The Ulster Unionist Party is to refer the cases of three MPs who have quit the party whip to a disciplinary body which could expel them.
The move had been sought by Mr David Trimble, who made it clear that Mr Jeffrey Donaldson, the Rev Martin Smyth and Mr David Burnside had to support party policy, which had been endorsed by the ruling Ulster Unionist Council as recently as June 16th.
"We can't be expected to indefinitely put up with the situation where there is a party within a party," he said. The move has widened already gaping splits among the party at all levels.
The Taoiseach, Mr Ahern, will meet Mr Trimble in London next Wednesday immediately before Mr Ahern holds talks in Downing Street with Mr Blair on how to keep the political process alive into the autumn.
The meeting with the UUP leader follows the cancellation of a meeting due to take place between the two men last Monday. Mr Trimble pulled out of that meeting as a result of the crisis over the imminent resignation of the party whip by Mr Donaldson, Mr Burnside and the Rev Smyth.
A meeting of the UUP's 14-strong officer group met at party headquarters in east Belfast yesterday to discuss the refusal by the three to back party policy on the Joint Declaration which the two governments hope will restore the Stormont institutions and then lead to the full implementation of the Belfast Agreement.
The group voted by five votes to two to begin moves to discipline the trio of MPs. Some key members of the officers' group were missing. Mr Smyth has made it clear in advance he would not attend, even though he would normally chair such a meeting.
Also absent were Lord Maginnis, the former Fermanagh South Tyrone MP; Mr Jim Nicholson, the party's MEP; Mr Jack Allen, a noted Trimble loyalist; and Sir Reg Empey.

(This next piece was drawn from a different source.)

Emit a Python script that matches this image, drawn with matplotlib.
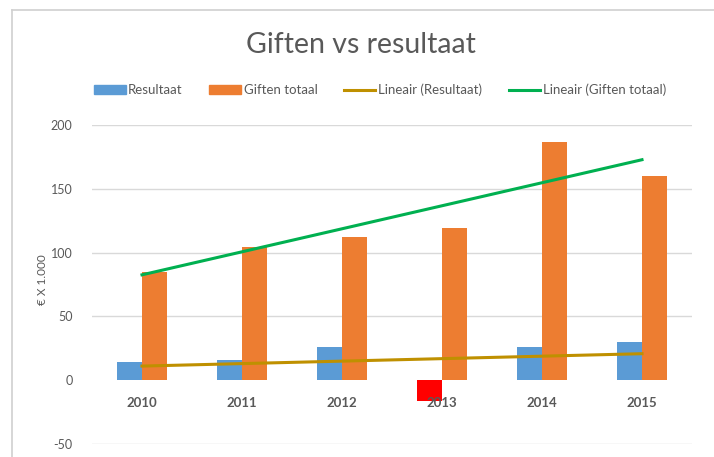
import matplotlib
matplotlib.use("Agg")
import matplotlib.pyplot as plt
import numpy as np
from matplotlib.patches import Patch
from matplotlib.lines import Line2D

years = ["2010", "2011", "2012", "2013", "2014", "2015"]
resultaat = [14, 15.7, 26, -16, 26, 29.8]
giften = [84.6, 104, 112, 119, 186.5, 160]
yticks = [-50, 0, 50, 100, 150, 200]

c_blue = "#5B9BD5"
c_orange = "#ED7D31"
c_red = "#FF0000"
c_gold = "#BF9000"
c_green = "#00B050"
c_text = "#595959"

plt.rcParams['font.family'] = ['Lato', 'DejaVu Sans']

fig = plt.figure(figsize=(7.14, 4.57), dpi=100)
W, H = 714, 457
ax = fig.add_axes([92 / W, 1 - 444 / H, 600 / W, (444 - 125) / H])

x = np.arange(len(years))
bw = 0.25
rcolors = [c_blue if v >= 0 else c_red for v in resultaat]
ax.bar(x - bw / 2, resultaat, width=bw, color=rcolors, zorder=2)
ax.bar(x + bw / 2, giften, width=bw, color=c_orange, zorder=2)

pr = np.polyfit(x, resultaat, 1)
pg = np.polyfit(x, giften, 1)
ax.plot(x, np.polyval(pr, x), color=c_gold, lw=2.2, zorder=3)
ax.plot(x, np.polyval(pg, x), color=c_green, lw=2.2, zorder=3)

ax.set_xlim(-0.5, 5.5)
ax.set_ylim(-50, 200)
ax.set_yticks(yticks)
ax.set_yticklabels([str(v) for v in yticks], fontsize=9, color=c_text)
for v in yticks:
    if v != 0:
        ax.axhline(v, color="#D9D9D9", lw=1, zorder=1)
for s in ax.spines.values():
    s.set_visible(False)
ax.tick_params(axis='y', length=0, pad=14)
ax.set_xticks([])
for i, yr in enumerate(years):
    ax.text(i, -18, yr, ha='center', va='center', fontsize=9.5,
            fontweight='bold', color=c_text, zorder=4)

fig.text(42 / W, 1 - 280 / H, "€ X 1.000", rotation=90, ha='center',
         va='center', fontsize=8.5, color=c_text)

fig.text(361 / W, 1 - 45 / H, "Giften vs resultaat", ha='center',
         va='center', fontsize=20.5, fontweight='normal', color=c_text)

handles = [Patch(color=c_blue), Patch(color=c_orange),
           Line2D([], [], color=c_gold, lw=2.2),
           Line2D([], [], color=c_green, lw=2.2)]
labels = ["Resultaat", "Giften totaal", "Lineair (Resultaat)",
          "Lineair (Giften totaal)"]
leg = fig.legend(handles, labels, loc='center', bbox_to_anchor=(380 / W, 1 - 90 / H),
                 ncol=4, frameon=False, fontsize=9.5, handlelength=2.4,
                 handleheight=0.6, handletextpad=0.2, columnspacing=2.0,
                 labelcolor=c_text)

# chart frame
fig.add_artist(plt.Line2D([12 / W, 12 / W], [0, 1 - 10 / H], color="#D0D0D0",
                          lw=1.2, transform=fig.transFigure))
fig.add_artist(plt.Line2D([12 / W, 1], [1 - 10 / H, 1 - 10 / H], color="#D0D0D0",
                          lw=1.2, transform=fig.transFigure))

fig.savefig("out.png", dpi=100, facecolor="white")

The start of disciplinary proceedings under UUP member and solicitor, Mr Raymond Ferguson, has already run into trouble, with Mr Donaldson claiming he is an unsuitable chairman.
He claimed Mr Ferguson had spoken vehemently against him and his supporters at the UUC on June 16th, but Mr Trimble stood by the selection.
This was soon followed by an announcement by Ms Arlene Foster to resign her officership of the UUP. She said she wanted to distance herself from what she called the "vindictive leadership" which she claimed was out of step with wider unionist opinion.
Ms Foster, along with Mr Jim Rodgers, voted against the disciplinary proceedings. Mr Donaldson did not vote as he was the subject of the move and he therefore withdrew from the meeting. Mr Smyth was absent and Mr Burnside is not a party officer and was not entitled to attend. Mr James Cooper, who chaired the meeting, did not vote. Speaking afterwards, Mr Trimble said it had been a bad week for unionism. "I think the actions taken by the three gentlemen on Monday [to resign the party whip] have triggered a crisis within the party and have left the party with no alternative but to respond in the way it has." He said the response was inevitable following what he called the three MPs' "onslaught on the party's policies and leadership". With proceedings against them now under way, Mr Trimble said they might reflect on their stance. But he again insisted: "People do have to decide whether they are going to be members of the party, whether they are going to follow through that membership by supporting their party." He said he had, since the signing of the Belfast Agreement, given "latitude for difference and for veiled attacks on me . . . but that tolerance can only go so far". Mr Donaldson said: "The move against the three MPs is, in effect, a move against half of this party. It is saying that the UUP is no longer a broad church, there is no longer room for dissenting voices."
He said that kind of politics belonged to communist China or Stalinist Russia.